• _The records_:

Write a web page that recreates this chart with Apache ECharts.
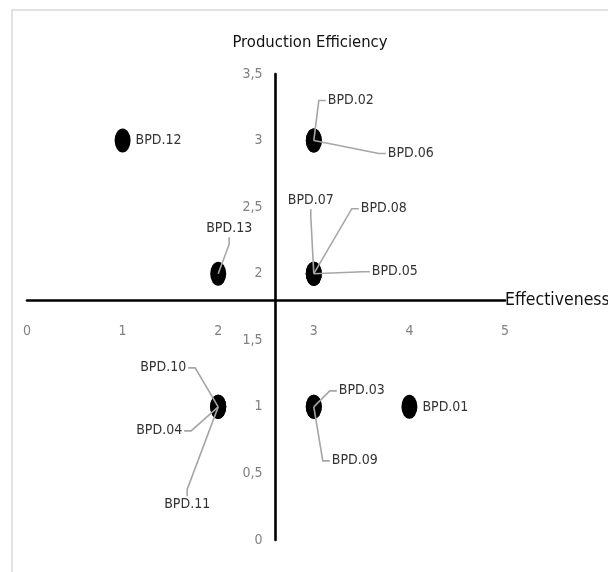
...
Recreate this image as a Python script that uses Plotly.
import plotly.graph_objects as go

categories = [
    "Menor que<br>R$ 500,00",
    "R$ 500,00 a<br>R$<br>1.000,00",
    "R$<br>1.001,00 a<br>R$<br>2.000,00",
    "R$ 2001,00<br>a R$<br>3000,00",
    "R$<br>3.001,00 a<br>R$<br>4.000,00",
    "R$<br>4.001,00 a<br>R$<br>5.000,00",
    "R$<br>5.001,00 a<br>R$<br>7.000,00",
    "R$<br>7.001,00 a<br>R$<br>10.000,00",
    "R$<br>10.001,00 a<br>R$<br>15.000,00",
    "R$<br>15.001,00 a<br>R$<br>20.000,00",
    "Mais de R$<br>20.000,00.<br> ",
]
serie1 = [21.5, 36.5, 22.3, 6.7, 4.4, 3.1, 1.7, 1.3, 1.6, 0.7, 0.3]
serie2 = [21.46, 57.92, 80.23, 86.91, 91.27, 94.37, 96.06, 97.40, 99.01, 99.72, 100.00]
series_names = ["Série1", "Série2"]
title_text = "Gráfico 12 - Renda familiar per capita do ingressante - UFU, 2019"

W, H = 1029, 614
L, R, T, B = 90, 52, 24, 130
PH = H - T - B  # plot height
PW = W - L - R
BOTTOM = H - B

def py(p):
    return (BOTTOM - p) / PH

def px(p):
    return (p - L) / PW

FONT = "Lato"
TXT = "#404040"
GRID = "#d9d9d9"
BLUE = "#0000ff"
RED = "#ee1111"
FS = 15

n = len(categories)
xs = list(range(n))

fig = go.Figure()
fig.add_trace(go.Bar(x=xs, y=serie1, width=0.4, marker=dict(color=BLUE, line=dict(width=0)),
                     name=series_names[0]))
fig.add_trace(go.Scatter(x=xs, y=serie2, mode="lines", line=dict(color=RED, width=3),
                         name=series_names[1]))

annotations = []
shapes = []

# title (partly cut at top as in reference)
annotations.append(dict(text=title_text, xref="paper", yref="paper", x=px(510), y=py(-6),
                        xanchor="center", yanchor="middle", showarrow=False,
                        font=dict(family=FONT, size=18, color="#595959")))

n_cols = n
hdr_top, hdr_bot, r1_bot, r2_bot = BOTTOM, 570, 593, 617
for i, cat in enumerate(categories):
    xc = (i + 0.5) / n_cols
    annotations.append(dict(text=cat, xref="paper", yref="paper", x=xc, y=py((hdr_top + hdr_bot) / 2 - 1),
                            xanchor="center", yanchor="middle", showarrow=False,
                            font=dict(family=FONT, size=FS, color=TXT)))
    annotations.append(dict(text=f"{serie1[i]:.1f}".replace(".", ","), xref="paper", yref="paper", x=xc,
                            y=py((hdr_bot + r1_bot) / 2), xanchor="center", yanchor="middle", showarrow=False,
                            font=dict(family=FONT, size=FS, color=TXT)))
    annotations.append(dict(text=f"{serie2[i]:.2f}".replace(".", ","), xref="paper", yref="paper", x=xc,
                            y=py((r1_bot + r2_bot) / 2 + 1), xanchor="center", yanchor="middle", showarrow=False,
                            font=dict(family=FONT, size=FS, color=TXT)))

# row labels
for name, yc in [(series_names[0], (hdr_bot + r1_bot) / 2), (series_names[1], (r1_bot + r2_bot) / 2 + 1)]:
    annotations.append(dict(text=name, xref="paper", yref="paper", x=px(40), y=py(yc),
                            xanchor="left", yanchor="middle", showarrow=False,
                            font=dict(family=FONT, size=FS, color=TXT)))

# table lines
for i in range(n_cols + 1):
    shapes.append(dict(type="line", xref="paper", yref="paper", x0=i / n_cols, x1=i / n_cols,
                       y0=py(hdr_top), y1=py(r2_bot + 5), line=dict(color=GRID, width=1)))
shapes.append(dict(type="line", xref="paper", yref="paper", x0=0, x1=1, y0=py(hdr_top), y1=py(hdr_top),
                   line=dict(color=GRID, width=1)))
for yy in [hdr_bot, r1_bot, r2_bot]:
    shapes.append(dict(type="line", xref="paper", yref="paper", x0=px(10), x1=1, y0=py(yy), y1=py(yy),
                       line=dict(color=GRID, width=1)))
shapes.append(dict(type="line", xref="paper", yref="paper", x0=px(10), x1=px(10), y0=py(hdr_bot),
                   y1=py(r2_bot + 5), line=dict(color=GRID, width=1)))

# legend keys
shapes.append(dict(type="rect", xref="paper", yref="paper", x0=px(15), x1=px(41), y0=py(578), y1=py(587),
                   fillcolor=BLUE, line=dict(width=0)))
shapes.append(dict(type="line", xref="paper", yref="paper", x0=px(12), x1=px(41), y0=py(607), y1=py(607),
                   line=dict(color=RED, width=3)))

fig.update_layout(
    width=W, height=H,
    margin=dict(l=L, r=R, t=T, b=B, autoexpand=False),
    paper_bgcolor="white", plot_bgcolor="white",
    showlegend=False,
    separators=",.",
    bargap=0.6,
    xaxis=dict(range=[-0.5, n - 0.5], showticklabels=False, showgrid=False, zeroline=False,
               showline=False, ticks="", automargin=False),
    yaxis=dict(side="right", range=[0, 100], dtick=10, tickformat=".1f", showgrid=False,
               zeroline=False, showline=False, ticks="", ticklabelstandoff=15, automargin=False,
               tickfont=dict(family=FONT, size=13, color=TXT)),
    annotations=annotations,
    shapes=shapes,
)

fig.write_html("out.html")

• _Aim of the task_:
Output exactly the lines of the material above from the one containing "Recreate this image" up to and including the one containing "xs = list(range(n))".

• _Written answer_:
Recreate this image as a Python script that uses Plotly.
import plotly.graph_objects as go

categories = [
    "Menor que<br>R$ 500,00",
    "R$ 500,00 a<br>R$<br>1.000,00",
    "R$<br>1.001,00 a<br>R$<br>2.000,00",
    "R$ 2001,00<br>a R$<br>3000,00",
    "R$<br>3.001,00 a<br>R$<br>4.000,00",
    "R$<br>4.001,00 a<br>R$<br>5.000,00",
    "R$<br>5.001,00 a<br>R$<br>7.000,00",
    "R$<br>7.001,00 a<br>R$<br>10.000,00",
    "R$<br>10.001,00 a<br>R$<br>15.000,00",
    "R$<br>15.001,00 a<br>R$<br>20.000,00",
    "Mais de R$<br>20.000,00.<br> ",
]
serie1 = [21.5, 36.5, 22.3, 6.7, 4.4, 3.1, 1.7, 1.3, 1.6, 0.7, 0.3]
serie2 = [21.46, 57.92, 80.23, 86.91, 91.27, 94.37, 96.06, 97.40, 99.01, 99.72, 100.00]
series_names = ["Série1", "Série2"]
title_text = "Gráfico 12 - Renda familiar per capita do ingressante - UFU, 2019"

W, H = 1029, 614
L, R, T, B = 90, 52, 24, 130
PH = H - T - B  # plot height
PW = W - L - R
BOTTOM = H - B

def py(p):
    return (BOTTOM - p) / PH

def px(p):
    return (p - L) / PW

FONT = "Lato"
TXT = "#404040"
GRID = "#d9d9d9"
BLUE = "#0000ff"
RED = "#ee1111"
FS = 15

n = len(categories)
xs = list(range(n))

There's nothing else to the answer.